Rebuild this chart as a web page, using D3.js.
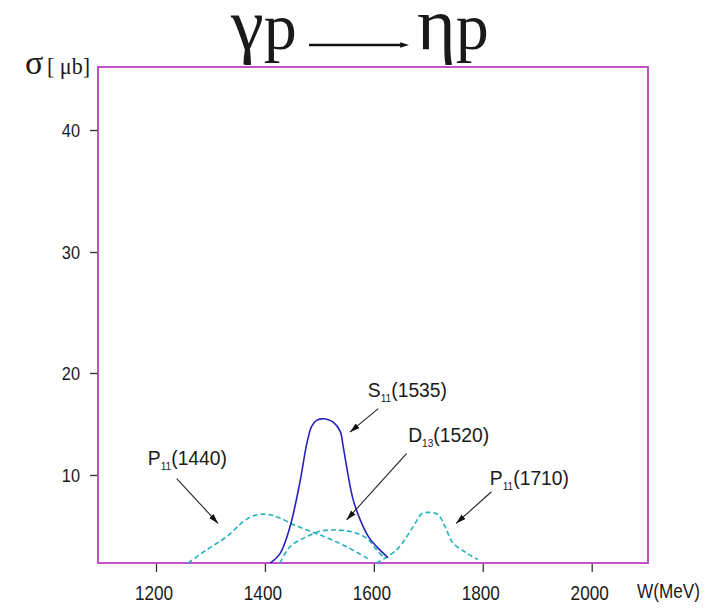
<!DOCTYPE html>
<html>
<head>
<meta charset="utf-8">
<script src="https://cdn.jsdelivr.net/npm/d3@7"></script>
<style>
  body { margin: 0; background: #fff; }
  text { font-family: "Liberation Sans", Arial, sans-serif; fill: #1a1a1a; }
</style>
</head>
<body>
<svg id="chart" width="721" height="608"></svg>
<script>
// ---- data: gamma p -> eta p, resonance contributions (sigma in microbarn vs W in MeV)
const xTicks = [1200, 1400, 1600, 1800, 2000];
const yTicks = [10, 20, 30, 40];

const p1440W     = [1259, 1293, 1330, 1360, 1378, 1396, 1412, 1428, 1458, 1501, 1550, 1593];
const p1440Sigma = [0, 1.5, 3.0, 4.7, 5.35, 5.55, 5.45, 5.1, 4.2, 3.2, 1.85, 0.35];

const s1535W     = [1410, 1428, 1446, 1464, 1477, 1486, 1495, 1504, 1515, 1525, 1538, 1544, 1552, 1562, 1575, 1590, 1606, 1626];
const s1535Sigma = [0, 1.1, 4.1, 9.1, 13.1, 14.8, 15.35, 15.5, 15.45, 15.2, 14.3, 12.7, 10.2, 7.2, 4.9, 3.0, 1.8, 0.6];

const d1520W     = [1428, 1446, 1477, 1501, 1532, 1562, 1587, 1605, 1620];
const d1520Sigma = [0, 1.85, 3.0, 3.6, 3.75, 3.5, 2.8, 1.5, 0.5];

const p1710W     = [1605, 1642, 1672, 1688, 1703, 1718, 1731, 1745, 1770, 1791];
const p1710Sigma = [0, 1.5, 4.1, 5.6, 5.75, 5.5, 4.1, 2.3, 1.15, 0.4];

// resonance labels: letter, subscript, mass
const resLetter = ["P", "S", "D", "P"];
const resSub    = ["11", "11", "13", "11"];
const resMass   = ["(1440)", "(1535)", "(1520)", "(1710)"];
// label anchors and pointer arrows, in data units [W, sigma]
const labelAt   = [[1185, 11.0], [1589, 17.6], [1663, 13.2], [1813, 8.9]];
const arrowFrom = [[1238, 9.6], [1608, 16.5], [1660, 12.1], [1816, 8.1]];
const arrowTo   = [[1314, 4.5], [1556, 14.2], [1550, 4.9], [1751, 4.5]];

// ---- layout
const plotLeft = 98, plotRight = 648, plotTop = 67, plotBottom = 563;
const svg = d3.select("#chart");

const x = d3.scaleLinear().domain([1093.5, 2103.4]).range([plotLeft, plotRight]);
// the vertical axis is stretched piecewise between its labelled ticks
const y = d3.scaleLinear()
  .domain([0, 10, 20, 30, 40, 45.2])
  .range([plotBottom, 475, 373, 252, 130, plotTop]);

const frameColor = "#bf3cc4";

const defs = svg.append("defs");
defs.append("marker")
  .attr("id", "head").attr("viewBox", "0 0 10 6")
  .attr("refX", 10).attr("refY", 3)
  .attr("markerWidth", 10).attr("markerHeight", 6)
  .attr("markerUnits", "userSpaceOnUse")
  .attr("orient", "auto")
  .append("path").attr("d", "M0,0 L10,3 L0,6 Z").attr("fill", "#111");
defs.append("marker")
  .attr("id", "titlehead").attr("viewBox", "0 0 10 6")
  .attr("refX", 2).attr("refY", 3)
  .attr("markerWidth", 9).attr("markerHeight", 6)
  .attr("markerUnits", "userSpaceOnUse")
  .attr("orient", "auto")
  .append("path").attr("d", "M0,0 L10,3 L0,6 Z").attr("fill", "#111");

// condensed text helper
function label(g, px, py, anchor, size, squeeze) {
  return g.append("g").attr("transform", `translate(${px},${py}) scale(${squeeze},1)`)
    .append("text").attr("text-anchor", anchor).attr("font-size", size);
}

// ---- axes
const xAxis = d3.axisBottom(x).tickValues(xTicks).tickSize(9).tickFormat("");
const gx = svg.append("g").attr("transform", `translate(0,${plotBottom})`).call(xAxis);
gx.select(".domain").remove();
gx.selectAll(".tick line").attr("stroke", "#333").attr("stroke-width", 1.3);
xTicks.forEach(v => label(svg, x(v) - 2, 600, "middle", 20, 0.86).text(String(v)));
label(svg, 637, 598, "start", 20, 0.86).text("W(MeV)");

const yAxis = d3.axisLeft(y).tickValues(yTicks).tickSize(8).tickFormat("");
const gy = svg.append("g").attr("transform", `translate(${plotLeft},0)`).call(yAxis);
gy.select(".domain").remove();
gy.selectAll(".tick line").attr("stroke", "#333").attr("stroke-width", 1.3);
yTicks.forEach(v => label(svg, 80, y(v) + 7, "end", 19, 0.86).text(String(v)));

// frame
svg.append("rect")
  .attr("x", plotLeft).attr("y", plotTop)
  .attr("width", plotRight - plotLeft).attr("height", plotBottom - plotTop)
  .attr("fill", "none").attr("stroke", frameColor).attr("stroke-width", 1.8);

// axis title sigma [mu b]
const serif = "'Liberation Serif', 'Times New Roman', serif";
svg.append("text").attr("x", 25).attr("y", 74)
  .style("font-family", serif)
  .attr("font-size", 34).text("σ");
svg.append("g").attr("transform", "translate(47,74) scale(0.92,1)")
  .append("text")
  .style("font-family", serif)
  .attr("font-size", 24).text("[ μb]");

// ---- title
const t1 = svg.append("text").attr("x", 231).attr("y", 49).style("font-family", serif);
t1.append("tspan").attr("font-size", 74).text("γ");
t1.append("tspan").attr("font-size", 66).text("p");
svg.append("line").attr("x1", 309).attr("x2", 402).attr("y1", 45).attr("y2", 45)
  .attr("stroke", "#111").attr("stroke-width", 2.6).attr("marker-end", "url(#titlehead)");
const t2 = svg.append("text").attr("x", 417).attr("y", 49).style("font-family", serif);
t2.append("tspan").attr("font-size", 74).text("η");
t2.append("tspan").attr("font-size", 66).text("p");

// ---- curves
const line = d3.line().x(d => x(d[0])).y(d => y(d[1])).curve(d3.curveCatmullRom.alpha(0.5));
const plot = svg.append("g");
function curve(ws, ss, color, dash) {
  plot.append("path")
    .datum(d3.zip(ws, ss))
    .attr("d", line)
    .attr("fill", "none")
    .attr("stroke", color)
    .attr("stroke-width", 1.6)
    .attr("stroke-dasharray", dash);
}
const cyan = "#22b4b8", blue = "#2424b8";
curve(p1440W, p1440Sigma, cyan, "5,3");
curve(d1520W, d1520Sigma, cyan, "5,3");
curve(p1710W, p1710Sigma, cyan, "5,3");
curve(s1535W, s1535Sigma, blue, null);

// ---- resonance labels and pointers
resLetter.forEach((letter, i) => {
  const [lw, ls] = labelAt[i];
  const t = label(svg, x(lw), y(ls), "start", 21, 0.92);
  t.append("tspan").text(letter);
  t.append("tspan").attr("font-size", 11).attr("dy", 5).text(resSub[i]);
  t.append("tspan").attr("dy", -5).text(resMass[i]);

  svg.append("line")
    .attr("x1", x(arrowFrom[i][0])).attr("y1", y(arrowFrom[i][1]))
    .attr("x2", x(arrowTo[i][0])).attr("y2", y(arrowTo[i][1]))
    .attr("stroke", "#222").attr("stroke-width", 1.1)
    .attr("marker-end", "url(#head)");
});
</script>
</body>
</html>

**EXERCISE DIRECTIONS**
Repeat the listing in full and exactly. Leave any pictures out.

**OUTPUT FOR THIS TASK**
Rebuild this chart as a web page, using D3.js.
<!DOCTYPE html>
<html>
<head>
<meta charset="utf-8">
<script src="https://cdn.jsdelivr.net/npm/d3@7"></script>
<style>
  body { margin: 0; background: #fff; }
  text { font-family: "Liberation Sans", Arial, sans-serif; fill: #1a1a1a; }
</style>
</head>
<body>
<svg id="chart" width="721" height="608"></svg>
<script>
// ---- data: gamma p -> eta p, resonance contributions (sigma in microbarn vs W in MeV)
const xTicks = [1200, 1400, 1600, 1800, 2000];
const yTicks = [10, 20, 30, 40];

const p1440W     = [1259, 1293, 1330, 1360, 1378, 1396, 1412, 1428, 1458, 1501, 1550, 1593];
const p1440Sigma = [0, 1.5, 3.0, 4.7, 5.35, 5.55, 5.45, 5.1, 4.2, 3.2, 1.85, 0.35];

const s1535W     = [1410, 1428, 1446, 1464, 1477, 1486, 1495, 1504, 1515, 1525, 1538, 1544, 1552, 1562, 1575, 1590, 1606, 1626];
const s1535Sigma = [0, 1.1, 4.1, 9.1, 13.1, 14.8, 15.35, 15.5, 15.45, 15.2, 14.3, 12.7, 10.2, 7.2, 4.9, 3.0, 1.8, 0.6];

const d1520W     = [1428, 1446, 1477, 1501, 1532, 1562, 1587, 1605, 1620];
const d1520Sigma = [0, 1.85, 3.0, 3.6, 3.75, 3.5, 2.8, 1.5, 0.5];

const p1710W     = [1605, 1642, 1672, 1688, 1703, 1718, 1731, 1745, 1770, 1791];
const p1710Sigma = [0, 1.5, 4.1, 5.6, 5.75, 5.5, 4.1, 2.3, 1.15, 0.4];

// resonance labels: letter, subscript, mass
const resLetter = ["P", "S", "D", "P"];
const resSub    = ["11", "11", "13", "11"];
const resMass   = ["(1440)", "(1535)", "(1520)", "(1710)"];
// label anchors and pointer arrows, in data units [W, sigma]
const labelAt   = [[1185, 11.0], [1589, 17.6], [1663, 13.2], [1813, 8.9]];
const arrowFrom = [[1238, 9.6], [1608, 16.5], [1660, 12.1], [1816, 8.1]];
const arrowTo   = [[1314, 4.5], [1556, 14.2], [1550, 4.9], [1751, 4.5]];

// ---- layout
const plotLeft = 98, plotRight = 648, plotTop = 67, plotBottom = 563;
const svg = d3.select("#chart");

const x = d3.scaleLinear().domain([1093.5, 2103.4]).range([plotLeft, plotRight]);
// the vertical axis is stretched piecewise between its labelled ticks
const y = d3.scaleLinear()
  .domain([0, 10, 20, 30, 40, 45.2])
  .range([plotBottom, 475, 373, 252, 130, plotTop]);

const frameColor = "#bf3cc4";

const defs = svg.append("defs");
defs.append("marker")
  .attr("id", "head").attr("viewBox", "0 0 10 6")
  .attr("refX", 10).attr("refY", 3)
  .attr("markerWidth", 10).attr("markerHeight", 6)
  .attr("markerUnits", "userSpaceOnUse")
  .attr("orient", "auto")
  .append("path").attr("d", "M0,0 L10,3 L0,6 Z").attr("fill", "#111");
defs.append("marker")
  .attr("id", "titlehead").attr("viewBox", "0 0 10 6")
  .attr("refX", 2).attr("refY", 3)
  .attr("markerWidth", 9).attr("markerHeight", 6)
  .attr("markerUnits", "userSpaceOnUse")
  .attr("orient", "auto")
  .append("path").attr("d", "M0,0 L10,3 L0,6 Z").attr("fill", "#111");

// condensed text helper
function label(g, px, py, anchor, size, squeeze) {
  return g.append("g").attr("transform", `translate(${px},${py}) scale(${squeeze},1)`)
    .append("text").attr("text-anchor", anchor).attr("font-size", size);
}

// ---- axes
const xAxis = d3.axisBottom(x).tickValues(xTicks).tickSize(9).tickFormat("");
const gx = svg.append("g").attr("transform", `translate(0,${plotBottom})`).call(xAxis);
gx.select(".domain").remove();
gx.selectAll(".tick line").attr("stroke", "#333").attr("stroke-width", 1.3);
xTicks.forEach(v => label(svg, x(v) - 2, 600, "middle", 20, 0.86).text(String(v)));
label(svg, 637, 598, "start", 20, 0.86).text("W(MeV)");

const yAxis = d3.axisLeft(y).tickValues(yTicks).tickSize(8).tickFormat("");
const gy = svg.append("g").attr("transform", `translate(${plotLeft},0)`).call(yAxis);
gy.select(".domain").remove();
gy.selectAll(".tick line").attr("stroke", "#333").attr("stroke-width", 1.3);
yTicks.forEach(v => label(svg, 80, y(v) + 7, "end", 19, 0.86).text(String(v)));

// frame
svg.append("rect")
  .attr("x", plotLeft).attr("y", plotTop)
  .attr("width", plotRight - plotLeft).attr("height", plotBottom - plotTop)
  .attr("fill", "none").attr("stroke", frameColor).attr("stroke-width", 1.8);

// axis title sigma [mu b]
const serif = "'Liberation Serif', 'Times New Roman', serif";
svg.append("text").attr("x", 25).attr("y", 74)
  .style("font-family", serif)
  .attr("font-size", 34).text("σ");
svg.append("g").attr("transform", "translate(47,74) scale(0.92,1)")
  .append("text")
  .style("font-family", serif)
  .attr("font-size", 24).text("[ μb]");

// ---- title
const t1 = svg.append("text").attr("x", 231).attr("y", 49).style("font-family", serif);
t1.append("tspan").attr("font-size", 74).text("γ");
t1.append("tspan").attr("font-size", 66).text("p");
svg.append("line").attr("x1", 309).attr("x2", 402).attr("y1", 45).attr("y2", 45)
  .attr("stroke", "#111").attr("stroke-width", 2.6).attr("marker-end", "url(#titlehead)");
const t2 = svg.append("text").attr("x", 417).attr("y", 49).style("font-family", serif);
t2.append("tspan").attr("font-size", 74).text("η");
t2.append("tspan").attr("font-size", 66).text("p");

// ---- curves
const line = d3.line().x(d => x(d[0])).y(d => y(d[1])).curve(d3.curveCatmullRom.alpha(0.5));
const plot = svg.append("g");
function curve(ws, ss, color, dash) {
  plot.append("path")
    .datum(d3.zip(ws, ss))
    .attr("d", line)
    .attr("fill", "none")
    .attr("stroke", color)
    .attr("stroke-width", 1.6)
    .attr("stroke-dasharray", dash);
}
const cyan = "#22b4b8", blue = "#2424b8";
curve(p1440W, p1440Sigma, cyan, "5,3");
curve(d1520W, d1520Sigma, cyan, "5,3");
curve(p1710W, p1710Sigma, cyan, "5,3");
curve(s1535W, s1535Sigma, blue, null);

// ---- resonance labels and pointers
resLetter.forEach((letter, i) => {
  const [lw, ls] = labelAt[i];
  const t = label(svg, x(lw), y(ls), "start", 21, 0.92);
  t.append("tspan").text(letter);
  t.append("tspan").attr("font-size", 11).attr("dy", 5).text(resSub[i]);
  t.append("tspan").attr("dy", -5).text(resMass[i]);

  svg.append("line")
    .attr("x1", x(arrowFrom[i][0])).attr("y1", y(arrowFrom[i][1]))
    .attr("x2", x(arrowTo[i][0])).attr("y2", y(arrowTo[i][1]))
    .attr("stroke", "#222").attr("stroke-width", 1.1)
    .attr("marker-end", "url(#head)");
});
</script>
</body>
</html>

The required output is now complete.